Steve Breitkreuz of Ace Plumbing, Heating, & Electric, Saint Joseph, Mich., said, “Work hard and compliment your workers daily. Working 8-5 Monday-Friday will not cut it if you want to succeed in today’s business climate. I never work less than 10-12 hours each day. When you get a customer, keep them at all costs - unless they don’t pay you. If they don’t pay, recommend them to the guy who talks trash about you. They will be a perfect match for each other.”
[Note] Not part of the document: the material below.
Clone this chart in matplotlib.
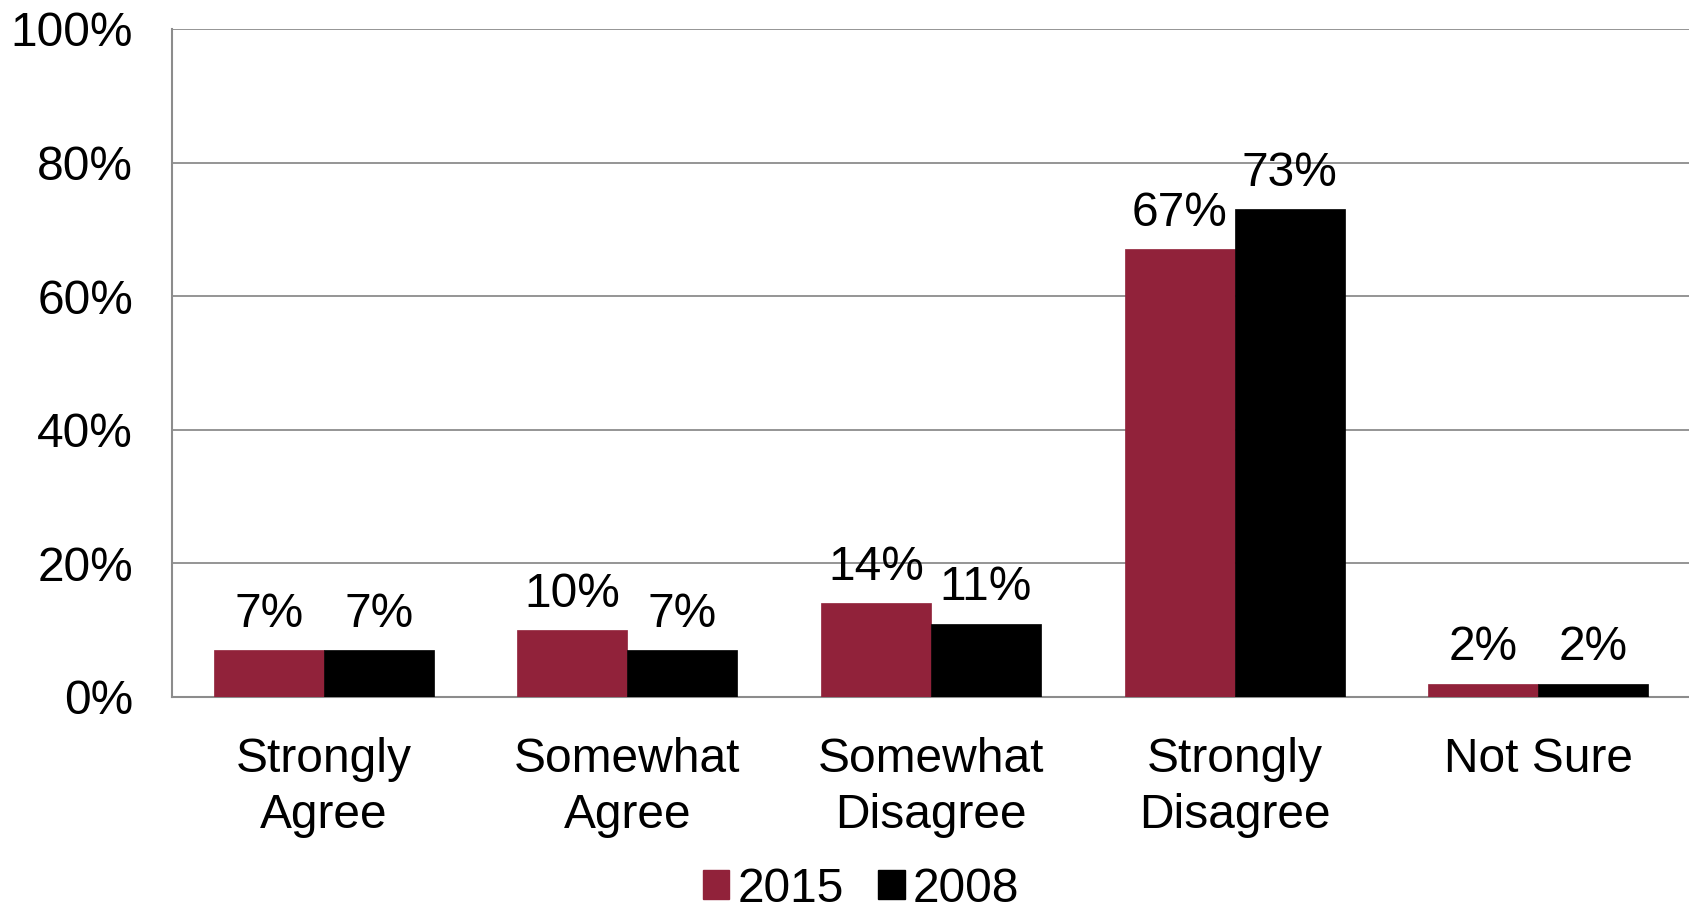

Michael Goater of Air Conditioning by Jay, Mesa, Ariz., advised young people to hook up with forward-thinking HVAC business owners and managers. “There are no young guns without the culture and vision of a solid general manager and owner,” he said. “I once heard that ‘a fish stinks from the head.’ This makes a lot of sense when you look at HVAC contractors. You can never outgrow your leadership’s vision.”
Good leadership and a good business plan are keys to successful HVAC contracting. So is maintaining high-quality work. “We live in an area that has a lot of small, close-knit communities, and word of mouth has been our best friend and our competition’s worst enemy,” said Kevin Smith of Total Comfort Systems, Rhinelander, Wis.
“Our prices are generally on the higher end of the business,” he continued, “and it doesn’t seem to cost us too much work. People in this area would rather pay more to have it done correctly, than always looking for the cheapest price.”
“Stay focused on the small goals that are set in front of you,” advised Scott Crescenze, Crescenze Cooling & Heating, LLC, Massillon, Ohio. “The large goals will eventually fall into place. It may seem like a rollercoaster ride at times. Be prepared to make a lot of time and financial sacrifice.
“You must be able to step up when cash flow is slow,” he said. “Treat customers with great respect and knowledge. Good word of mouth will take its course. It consumes many hours of my time just for the business, but when another job is completed and another customer is impressed, there is no greater satisfaction. It makes it all worth it to be a young gun.”